The French Open—also known as “Roland Garros,” in honor of the heroic French aviator who braved the clouds during World War I—is the only tennis Grand Slam sortie played on clay. The U.S. and Australian Opens are on hard-court; Wimbledon is on grass. The difference?Clay is slow. On cement, the ball skids off the floor. On grass, it’s even speedier—the ball ricochets. Clay? The yellow ball bounces up… up…, then it floats… floats…
This makes the French Open special. The rallies prolong. Sweat drenches the sand. White socks turn brown. Muscles ache. Smiles disappear. Cries echo the air. On clay, if you’re flabby, if you haven’t jogged 16 kms. during training, if you’re unwilling to sprint for 4.5 hours, you’re out. Like the dust in the wind. Goodbye.
Patience. Perseverance. These are the two required traits of every Roland Garros champion. Remember Bjorn Borg? He won, what, six crowns? Yes. Six! Remember Ivan Lendl? Mats Wilander? And the lanky, ever-smiling Gustavo Kuerten? Each won three titles. Why?
P and P. I’ll add one more: Pain.
You see, in this City of P… Paris… when tennis season arrives, it’s no longer called the City of Love, it’s named the City of Pain. Oh, sure, there’s love. The time when you’d love to “love”-set your enemy. But love? As in, Paris-love? Nah. For in Paris, the player who absorbs the most pain, wins.
Which brings me to Rafael Nadal. If God disguised himself here with us, he’d have worn a sleeveless Nike Dri-FIT shirt with capri shorts. He’d have molded himself to be quick, with an undying spirit, forehand topspin that kicks like a second serve, deft drop shots, offensive cross-court backhand, slice, spin serve, and he’d be left-handed.
Now you know why Nadal won 81 straight matches on clay until that loss in Hamburg. Losing to Roger Federer last week, if you analyze it, was actually good for Nadal. Here’s why: He no longer has to protect his 80-plus match-winning streak. As the saying goes, “the monkey’s off his back.” Reporters don’t have to remind him. Newspapers don’t have to announce it. The pressure is off. Plus, having just lost, Rafa will extra motivated for revenge.
Roger Federer? On the flip side, having lost five previous clay matches to Rafa, that win was a breakthrough.
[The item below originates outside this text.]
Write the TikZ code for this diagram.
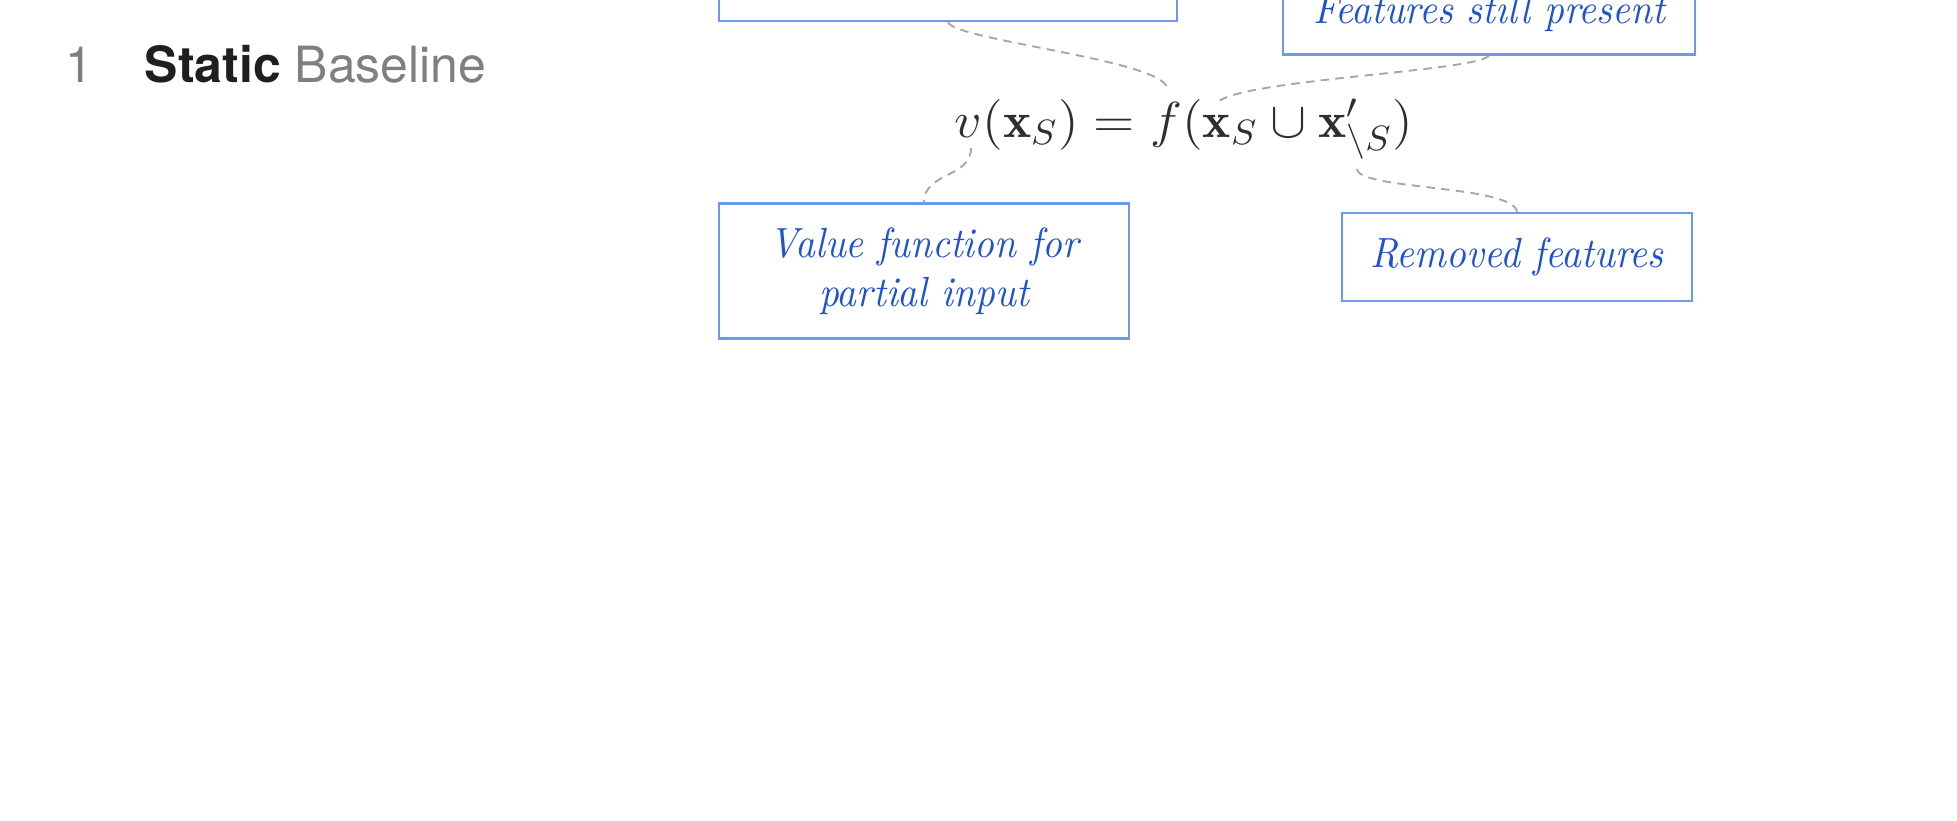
\documentclass[tikz,border=0pt]{standalone}
\usepackage{graphicx}
\usepackage{fontspec}
\setsansfont{TeX Gyre Heros}
\newfontfamily\boxfont[FakeStretch=0.92]{lmroman10-italic.otf}
\usetikzlibrary{positioning}
\definecolor{boxblue}{HTML}{6A9BEA}
\definecolor{noteblue}{HTML}{1F52CF}
\definecolor{linkgray}{HTML}{A8A8A8}
\definecolor{headgray}{HTML}{7F7F7F}

\begin{document}
\begin{tikzpicture}[
x=0.01cm,
y=-0.01cm,
note/.style={
draw=boxblue,
line width=0.6pt,
text=noteblue,
align=center,
font=\boxfont\fontsize{12}{14}\selectfont,
inner sep=0pt
},
link/.style={
draw=linkgray,
line width=0.55pt,
dash pattern=on 2.4pt off 1.8pt
}
]
\useasboundingbox (0,0) rectangle (1957,821);

% heading
\node[anchor=base west, inner sep=0pt, text=headgray,
font=\sffamily\fontsize{14.2}{17}\selectfont] (num) at (65,82) {1};
\node[anchor=base west, inner sep=0pt, text=headgray,
font=\sffamily\fontsize{14.2}{17}\selectfont] (title) at (144,82)
{\textcolor{black!88}{\bfseries Static} Baseline};

% formula
\node[anchor=base, inner sep=0pt, text=black!82,
font=\fontsize{14.2}{17}\selectfont] (eq) at (1184,137)
{\scalebox{1.07}[1]{$v(\mathbf{x}_S) = f(\mathbf{x}_S \cup \mathbf{x}'_{\setminus S})$}};

% callouts
\node[note, minimum width=4.58cm, minimum height=0.88cm] (top) at (948,-23) {};
\node[note, minimum width=4.12cm, minimum height=0.83cm] (kept) at (1489,13)
{Features still present};
\node[note, minimum width=4.10cm, minimum height=1.35cm] (value) at (924,271)
{Value function for\\partial input};
\node[note, minimum width=3.49cm, minimum height=0.88cm] (removed) at (1517,257)
{Removed features};

% points on the formula
\coordinate (fmark) at (1167,88);
\coordinate (xmark) at (1216,105);
\coordinate (vmark) at (971,148);
\coordinate (smark) at (1357,169);

\draw[link] (top.south) .. controls (953,40) and (1163,60) .. (fmark);
\draw[link] (kept.south) .. controls (1478,72) and (1222,80) .. (xmark);
\draw[link] (vmark) .. controls (971,178) and (924,172) .. (value.north);
\draw[link] (smark) .. controls (1358,190) and (1514,185) .. (removed.north);

\end{tikzpicture}
\end{document}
The question remains: Can Roger win the ‘07 French? Of course! Two years ago, he reached the semis. Last year, the finals. This year? Your guess is what’s on Roger’s mind.
R or R? Which player am I for? Good question. First, an admission: Just like my fellow columnist Frank Malilong, I’m a lifelong Pete Sampras fan. And since Sampras’ all-time record of 14 slams is under threat by Federer’s 10, then… I don’t like Roger. He-he. But seriously, had Roger played Pete on both their primes—the Swiss will prevail. While before I thought Pete carried no weaknesses, now I conclude that Roger is perfect. He’s like the Rolex he wears on his wrist. It’s Swiss-made. It’s perfect. (Roger and Pete, in case you didn’t know, will play three exhibition matches this November in Malaysia, South Korea, and Macau.)
Back to R and R, I like the Spaniard. Though I’m usually no “for-the-underdog” fan, it’s hard to dislike the smiling, all-combustion-energy, butt-scratching, 6-foot-1 bull who screams “Vamos!”
But here’s my ultimate hope: When the French Open concludes next Sunday, I wish for R and R to meet again in the finals. If that happens, millions will sit. Hearts will throb. And we’ll have a rivalry to rival Borg vs. McEnroe, Sampras vs. Agassi, Ali vs. Frazier, or Nicklaus vs. Palmer.
And the biggest champion? This sport named T.